You can’t just do parenting by instinct, though: bear-hugging them when they’re sad so they feel loved; bellowing at them when they are naughty so they learn how to be good. What if they’re sad because they’ve been naughty and you bellowed at them and they think the bellow was an exercise in arbitrary and tyrannical power because they can’t see why it was naughty in the first place, or need to protect their fragile egos, and now they think you are saying they are a bad person and they wonder if maybe they are, or you are, and are you abusive and/or are they worthless and evil, but they’re not properly aware that they feel this way, just that they’re sad and angry with you, so, even though they were the ones who were thoughtless and hurtful, suddenly you’re the bad guy, but they need to be comforted by you but you’re the bad guy, somehow, so how do you go about that, especially as you are sad because they are, and feel terribly guilty, and yet also angry with them for causing such a fuss, and have had no time to process it because this all blew up out of nowhere…?

You have to pick your way carefully through these things. It’s like balancing fiendishly complicated emotional equations, especially as they hit their teenage years.

Even Jo doesn’t always find it easy, but bonding is what she most relishes. Provoked into laying down the law, she’ll then spend hours lying all cuddled up in bed with the tearful child, talking it through. I tiptoe out of the room and leave them to it.

I’m used to it now, but at first, it was both mortifying and a relief to I leave it up to her. I knew I wasn’t throwing myself into parenting, exactly, but I tried to be supportive, accommodating and amiable, and let my relationship with the children go where it would, secure in the knowledge that they’d have Jo to fill in any emotional absence.

That isn’t enough, especially if you’re not the bread-winner. I regretted it; I felt neglectful, a bad parent[1], but I felt so overwhelmed that I didn’t feel capable of any greater engagement. And this made me feel lazy and uncaring.

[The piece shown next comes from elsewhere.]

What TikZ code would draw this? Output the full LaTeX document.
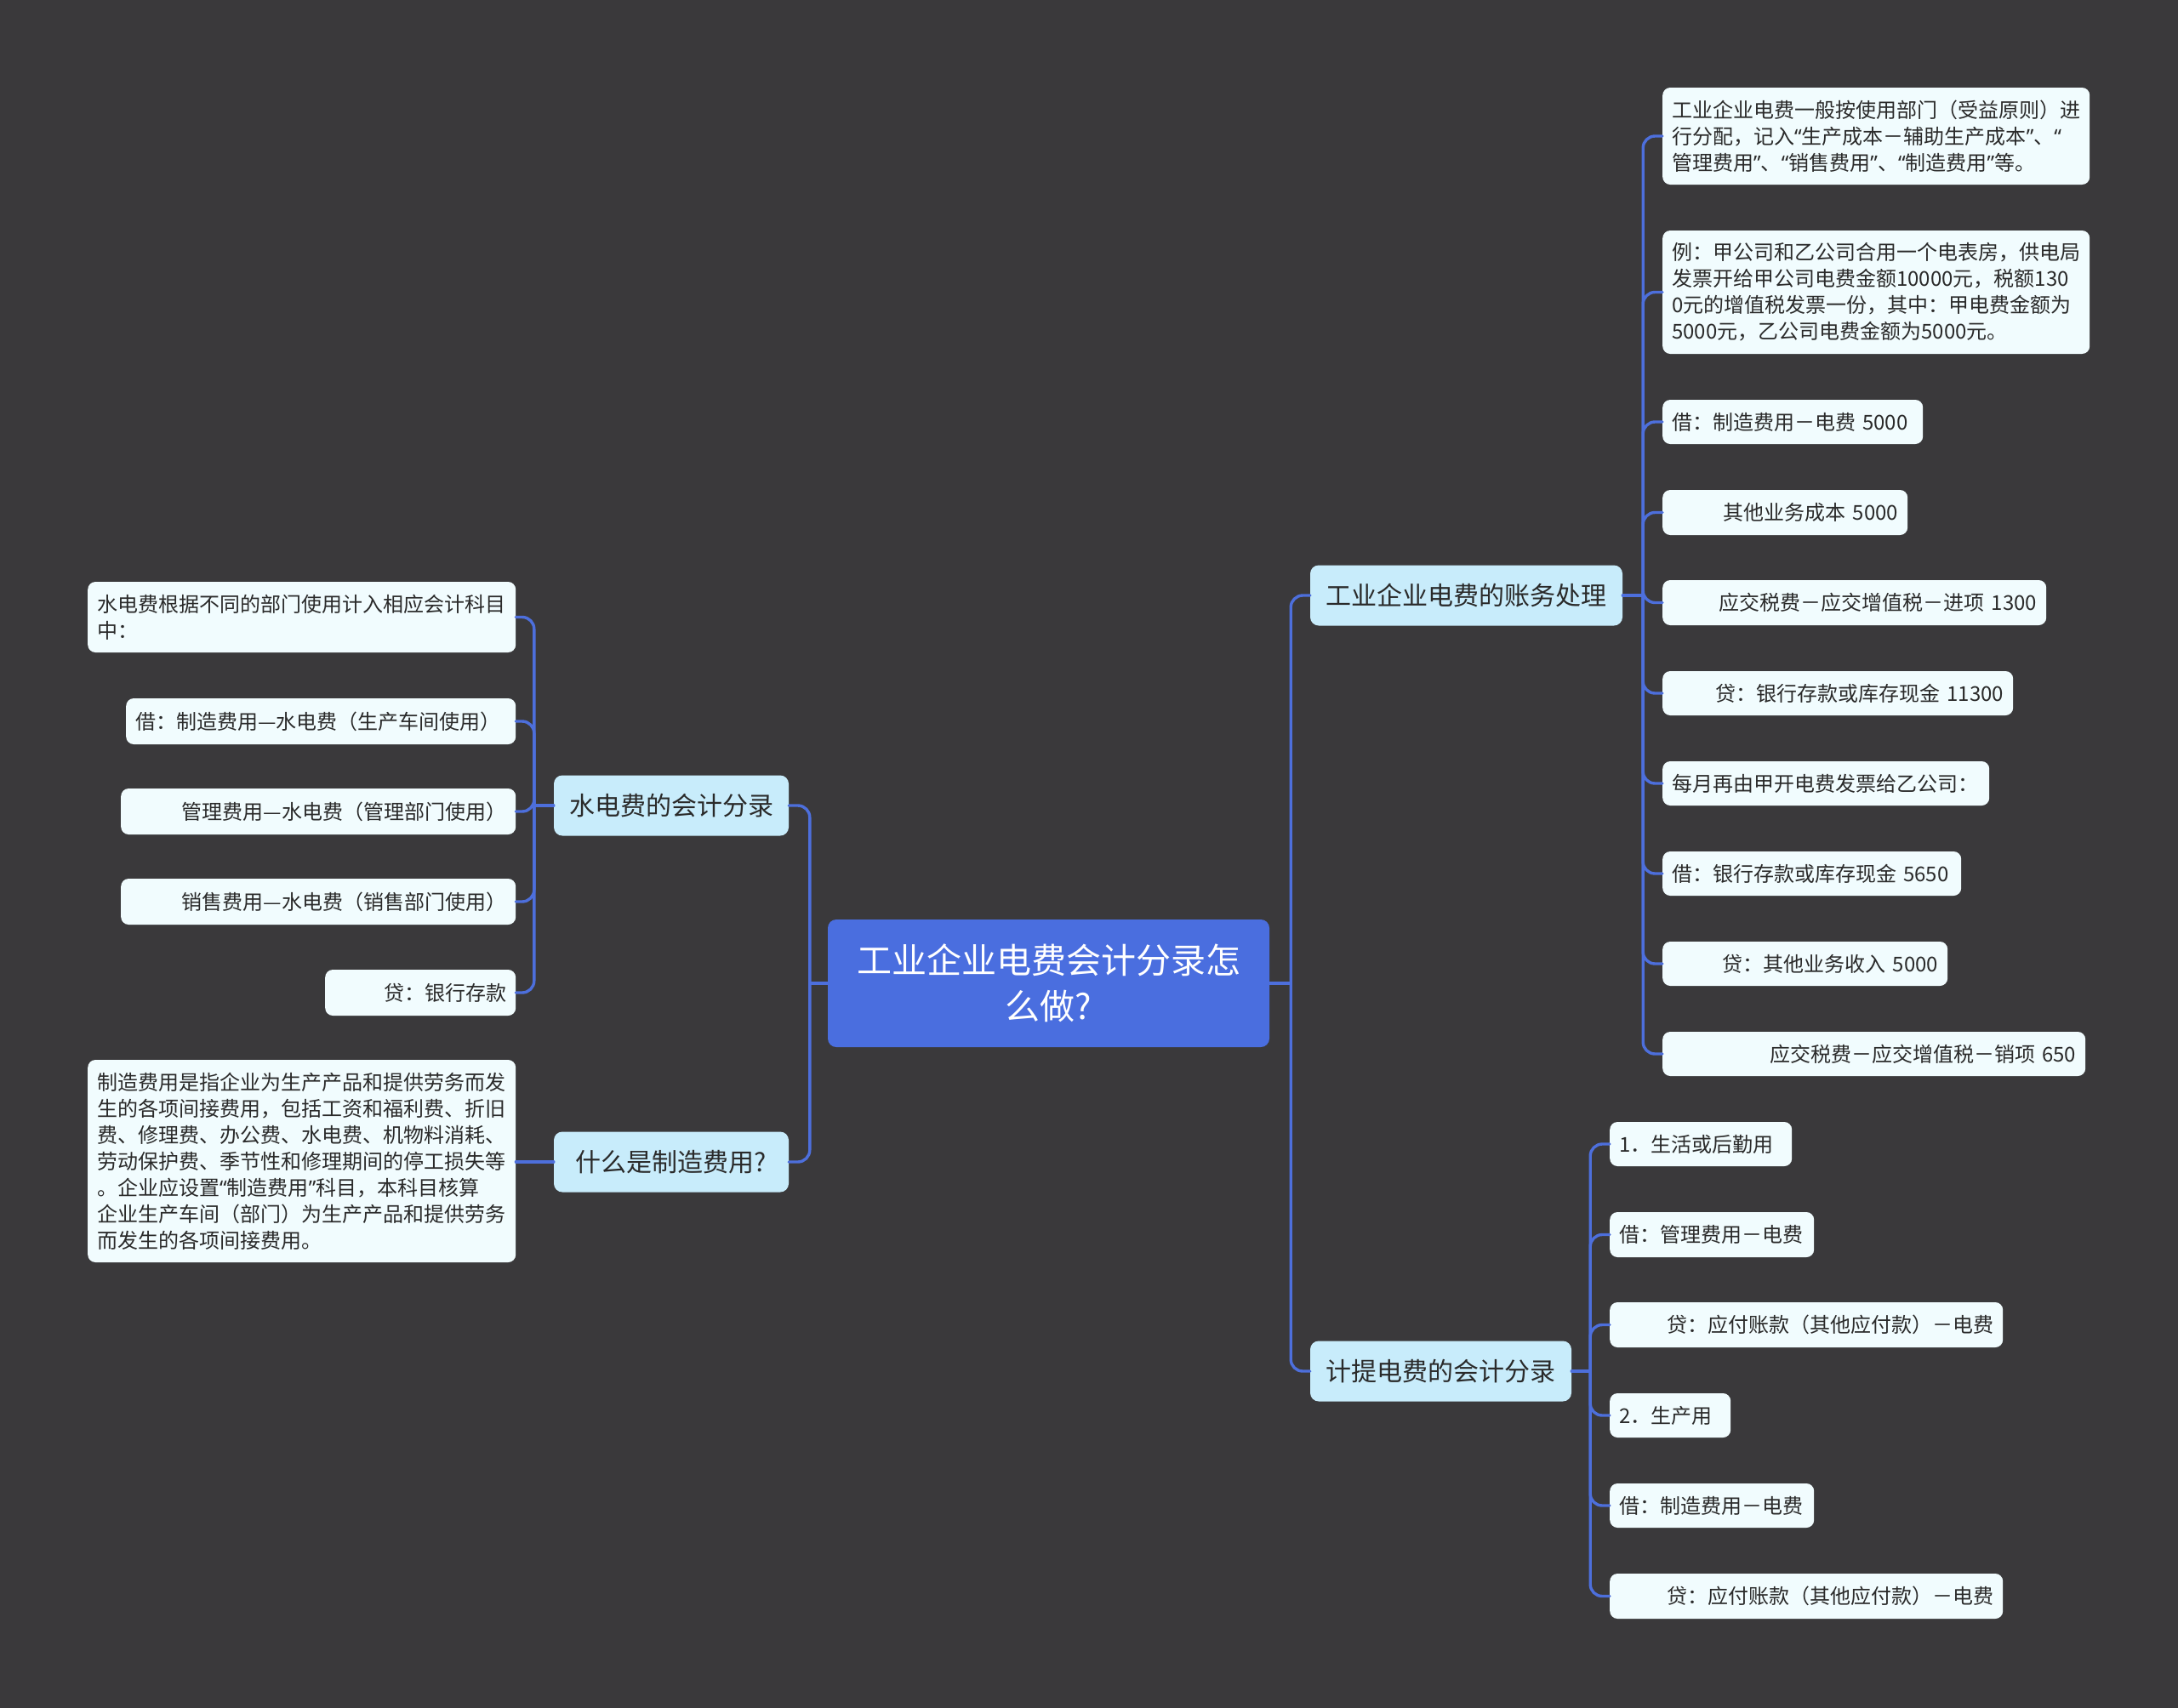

When the children were small, my reliance on Jo meant that if she was in the house, somewhere, I could parent with (relative) ease. I knew I could call on her if necessary, but the minute she stepped out the door, I became a much stricter, more shouty dad. I worried about losing control, and the dreadful consequences of that.

I hoped I could compensate by being the dogsbody that families require. I could demonstrate my love by doing the necessary chores, running the necessary errands.

  • Footnotes

[1] In my mind, I am still about 15. Admit it, you feel the same. Every pregnancy is a teen-pregnancy: how did we end up in this situation?! We’re not ready!